Wayne,

I am not a scientist but have a strong interest in landscape level
preservation and management.  What troubles me is the degree to which
effects of grazing and fire are similar, or at least over lapping in many
cases.  This would seem to muddy the water regarding an answer to the
question you posed.   A number of studies (see J. Gill et al) point to
grazing as being more of a vegetation influence than fire during the
pleistocene, at least in many parts of the world.  All paleo-ecologists
seem to agree that fire frequency shoots up in many areas with die off of
mega fauna and arrival of humans.

I suspect a bit of bias in most management approaches.  We also go through
swings of favoring various approaches, from fire suppression and grazing
suppression to embracing and encouraging these same forces.   In Europe,
Vera and his followers are bringing back big grazers from Spain to the
Caususes.  See the Rewilding Europe website for some great pictures.
Almost no use of fire there, as far as I can tell.  They do not even use
the term oak savanna, they call it oak "wood pasture".   Because of a long
cultural history of deer and cattle "parks" such grazing is an accepted
aspect of management in Europe.  This spring I was surprised to see that
even Greenwich Park in London has a small herd of red deer.  In Africa,
most people seem to accept a combo of grazing and fire.  In North America,
I see great negative bias towards grazing and a positive bias towards fire.
  Maybe this goes back to Curtis and notions that burning by Native
Americans is "natural".  The old shifting baseline rears its head.
Accepting that we can never really go back, it is still useful to have a
better sense of trade offs between these two factors.

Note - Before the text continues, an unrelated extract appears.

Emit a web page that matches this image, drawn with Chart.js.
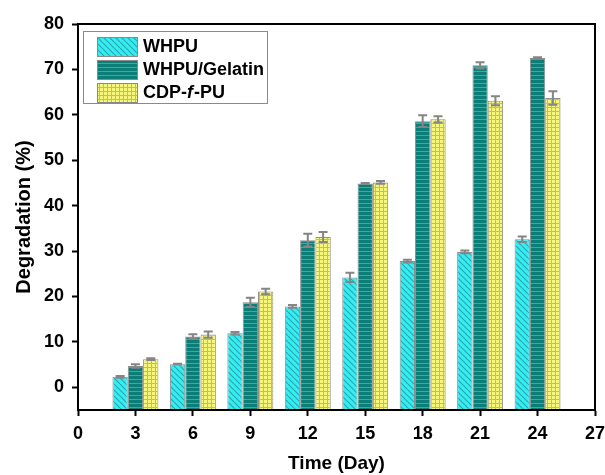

How many systems that we now consider "fire dependent" were also "mega
fauna adapted" ?  Thinking of pine barrens, jack pine, scrub and shinnery
oak, long leaf pine, sequoia, etc.  Has anyone even looked at whether some
of those serotinous cones might also have been rendered fertile by
trampling or the molars of species like mammoths, mastodons, flat-headed
peccaries or even the short-legged species of musk ox?   It is a challenge
to consider the landscape level vegetation response to the combo of missing
herbivores in North America.  African scientists such as Owen-Smith look at
North America and say our grazers had a key stone role.

I am interested in evidence based studies.  So much speculation and
assumption.  Any thoughts on this are welcome.